The challenges in meeting the expectations of an inspector are not limited to the design phase. A client of ours who recently opened a central catering commissary ran into problems with his local health official during an opening inspection. The commissary was designed with three dish machines and an oversized three compartment sink - plenty of capacity to clean, rinse, and sanitize the soiled wares that would be produced. During the inspection, however, it was revealed that one of the purveyor supplied dish machines was not reaching the proper temperature.
The inspector threatened to fail the owner because of the problems with this one dish machine, despite the fact that the other machines were working just fine. The owner even offered to disable the machine so that no one could use it, but that was not good enough for the inspector - at least initially. With a full slate of catering events over the next three days, the owner was over a barrel. He begged and pleaded, and eventually the inspector allowed him to open, provided that the machine was disabled until it was repaired. With sufficient ware washing capacity elsewhere in the same facility, why was this even an issue?

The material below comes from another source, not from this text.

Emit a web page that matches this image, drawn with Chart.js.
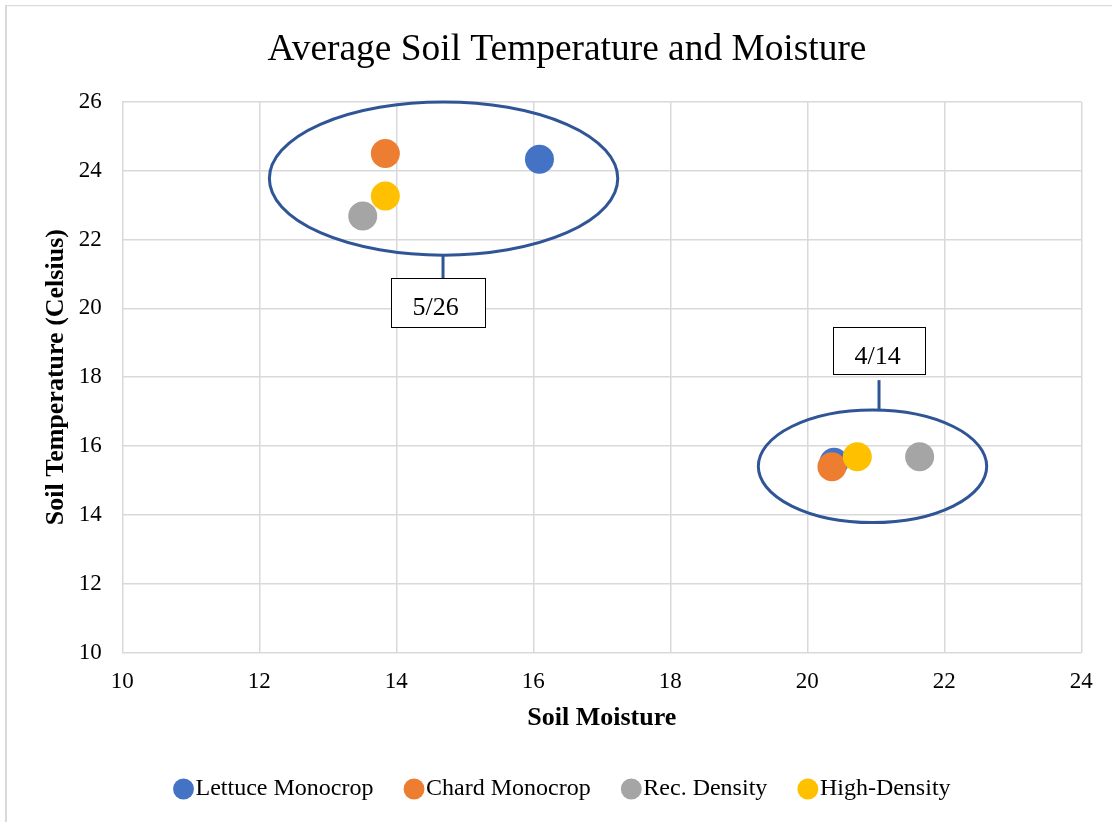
<!DOCTYPE html>
<html>
<head>
<meta charset="utf-8">
<title>Average Soil Temperature and Moisture</title>
<script src="https://cdn.jsdelivr.net/npm/chart.js@4.4.1/dist/chart.umd.min.js"></script>
<style>
  html, body { margin: 0; padding: 0; background: #ffffff; }
  #wrap { width: 1112px; height: 822px; }
</style>
</head>
<body>
<div id="wrap"><canvas id="chart" width="1112" height="822"></canvas></div>
<script>
// Treatments and their series colours
const seriesNames = ['Lettuce Monocrop', 'Chard Monocrop', 'Rec. Density', 'High-Density'];
const seriesColors = ['#4472C4', '#ED7D31', '#A5A5A5', '#FFC000'];

// Sampling dates (one group of points per date)
const sampleDates = ['5/26', '4/14'];

// Average soil moisture and soil temperature (Celsius) per treatment, 5/26
const moistureMay26    = [16.09, 13.84, 13.51, 13.84];
const temperatureMay26 = [24.33, 24.50, 22.68, 23.26];

// Average soil moisture and soil temperature (Celsius) per treatment, 4/14
const moistureApr14    = [20.39, 20.36, 21.64, 20.73];
const temperatureApr14 = [15.53, 15.40, 15.69, 15.69];

// Axis ranges and tick spacing
const xTickRange = [10, 24, 2];
const yTickRange = [10, 26, 2];

const FONT = '"Liberation Serif", "Times New Roman", serif';
Chart.defaults.font.family = FONT;
Chart.defaults.color = '#000000';

const datasets = seriesNames.map((name, i) => ({
  label: name,
  data: [
    { x: moistureMay26[i], y: temperatureMay26[i] },
    { x: moistureApr14[i], y: temperatureApr14[i] }
  ],
  backgroundColor: seriesColors[i],
  borderColor: seriesColors[i],
  borderWidth: 0,
  pointRadius: 14.5,
  pointHoverRadius: 14.5,
  // later series are painted over earlier ones
  order: seriesNames.length - i
}));

// Outer frame and white background
const chartFrame = {
  id: 'chartFrame',
  beforeDraw(chart) {
    const { ctx, width, height } = chart;
    ctx.save();
    ctx.fillStyle = '#ffffff';
    ctx.fillRect(0, 0, width, height);
    ctx.fillStyle = '#d9d9d9';
    ctx.fillRect(5, 5, width - 5, 1.2);
    ctx.fillRect(5, 5, 2, height - 5);
    ctx.restore();
  }
};

// Ellipses around each date's points, with a linked date label box
const dateCallouts = {
  id: 'dateCallouts',
  afterDatasetsDraw(chart, args, opts) {
    const { ctx } = chart;
    const xs = chart.scales.x, ys = chart.scales.y;
    ctx.save();
    opts.groups.forEach((g, i) => {
      const cx = xs.getPixelForValue(g.ellipse.cx);
      const cy = ys.getPixelForValue(g.ellipse.cy);
      const rx = Math.abs(xs.getPixelForValue(g.ellipse.cx + g.ellipse.rx) - cx);
      const ry = Math.abs(ys.getPixelForValue(g.ellipse.cy + g.ellipse.ry) - cy);
      ctx.strokeStyle = opts.lineColor;
      ctx.lineWidth = opts.lineWidth;
      ctx.beginPath();
      ctx.ellipse(cx, cy, rx, ry, 0, 0, Math.PI * 2);
      ctx.stroke();

      const lx = xs.getPixelForValue(g.link.x);
      ctx.beginPath();
      ctx.moveTo(lx, ys.getPixelForValue(g.link.from));
      ctx.lineTo(lx, ys.getPixelForValue(g.link.to));
      ctx.stroke();

      const bx0 = Math.round(xs.getPixelForValue(g.box.x0)) + 0.5;
      const bx1 = Math.round(xs.getPixelForValue(g.box.x1)) + 0.5;
      const by0 = Math.round(ys.getPixelForValue(g.box.top)) + 0.5;
      const by1 = Math.round(ys.getPixelForValue(g.box.bottom)) + 0.5;
      ctx.fillStyle = '#ffffff';
      ctx.fillRect(bx0, by0, bx1 - bx0, by1 - by0);
      ctx.strokeStyle = '#000000';
      ctx.lineWidth = 1;
      ctx.strokeRect(bx0, by0, bx1 - bx0, by1 - by0);

      ctx.fillStyle = '#000000';
      ctx.font = '26px ' + FONT;
      ctx.textAlign = 'left';
      ctx.textBaseline = 'alphabetic';
      ctx.fillText(sampleDates[i], bx0 + 21, by0 + 36.5);
    });
    ctx.restore();
  }
};

new Chart(document.getElementById('chart'), {
  type: 'scatter',
  data: { datasets },
  plugins: [chartFrame, dateCallouts],
  options: {
    responsive: false,
    animation: false,
    devicePixelRatio: 1,
    events: [],
    layout: { padding: { top: 10, left: 32, right: 10, bottom: 11 } },
    scales: {
      x: {
        type: 'linear',
        position: 'bottom',
        min: xTickRange[0],
        max: xTickRange[1],
        ticks: { stepSize: xTickRange[2], font: { size: 23 }, color: '#000000', padding: 15.4 },
        grid: { color: '#d9d9d9', lineWidth: 1.5, drawTicks: false },
        border: { display: false },
        title: {
          display: true,
          text: 'Soil Moisture',
          font: { size: 26, weight: 'bold' },
          color: '#000000',
          padding: { top: 0, bottom: 2.9 }
        },
        afterFit(scale) {
          scale.height = 84;
          scale.paddingRight = 30.7;
        }
      },
      y: {
        type: 'linear',
        position: 'left',
        min: yTickRange[0],
        max: yTickRange[1],
        ticks: { stepSize: yTickRange[2], font: { size: 23 }, color: '#000000', padding: 20.6 },
        grid: { color: '#d9d9d9', lineWidth: 1.5, drawTicks: false },
        border: { display: false },
        title: {
          display: true,
          text: 'Soil Temperature (Celsius)',
          font: { size: 26, weight: 'bold' },
          color: '#000000',
          padding: { top: 8.4, bottom: 0 }
        },
        afterFit(scale) {
          scale.width = 90.3;
        }
      }
    },
    plugins: {
      title: {
        display: true,
        text: 'Average Soil Temperature and Moisture',
        font: { size: 37.4, weight: 'normal' },
        color: '#000000',
        padding: { top: 17.3, bottom: 29.6 }
      },
      legend: {
        display: true,
        position: 'bottom',
        labels: {
          usePointStyle: true,
          pointStyle: 'circle',
          boxWidth: 0.1,
          boxHeight: 14.8,
          padding: 40.5,
          color: '#000000',
          font: { size: 24 },
          sort: (a, b) => a.datasetIndex - b.datasetIndex
        }
      },
      tooltip: { enabled: false },
      dateCallouts: {
        lineColor: '#2F5597',
        lineWidth: 3,
        groups: [
          {
            ellipse: { cx: 14.69, cy: 23.77, rx: 2.543, ry: 2.227 },
            link: { x: 14.682, from: 21.543, to: 20.866 },
            box: { x0: 13.918, x1: 15.295, top: 20.866, bottom: 19.443 }
          },
          {
            ellipse: { cx: 20.952, cy: 15.41, rx: 1.667, ry: 1.635 },
            link: { x: 21.047, from: 17.913, to: 17.045 },
            box: { x0: 20.371, x1: 21.718, top: 19.443, bottom: 18.087 }
          }
        ]
      }
    }
  }
});
</script>
</body>
</html>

We Are All on the Same Team
There are countless other examples I can share, but this installment is already running long. It is my belief that the inspectors, owners, designers, and contractors are all on the same team. We all want the same thing - to ensure that foodservice facilities are developed to best protect the interests of the general public. In some instances, the codes are ambiguous. In other instances, interpretations by the inspectors are just that - interpretations. What we need is consistency based in practical, real-world scenarios. It would be advantageous for the health inspectors to set up an advisory panel comprised of foodservice operators. This would have several important benefits, including operator buy-in and input, which in turn would lead to better understanding and application of the principles behind the codes. Until that time, I will be at the table gambling - the drafting table, that is - to figure out what is in the inspector's hand.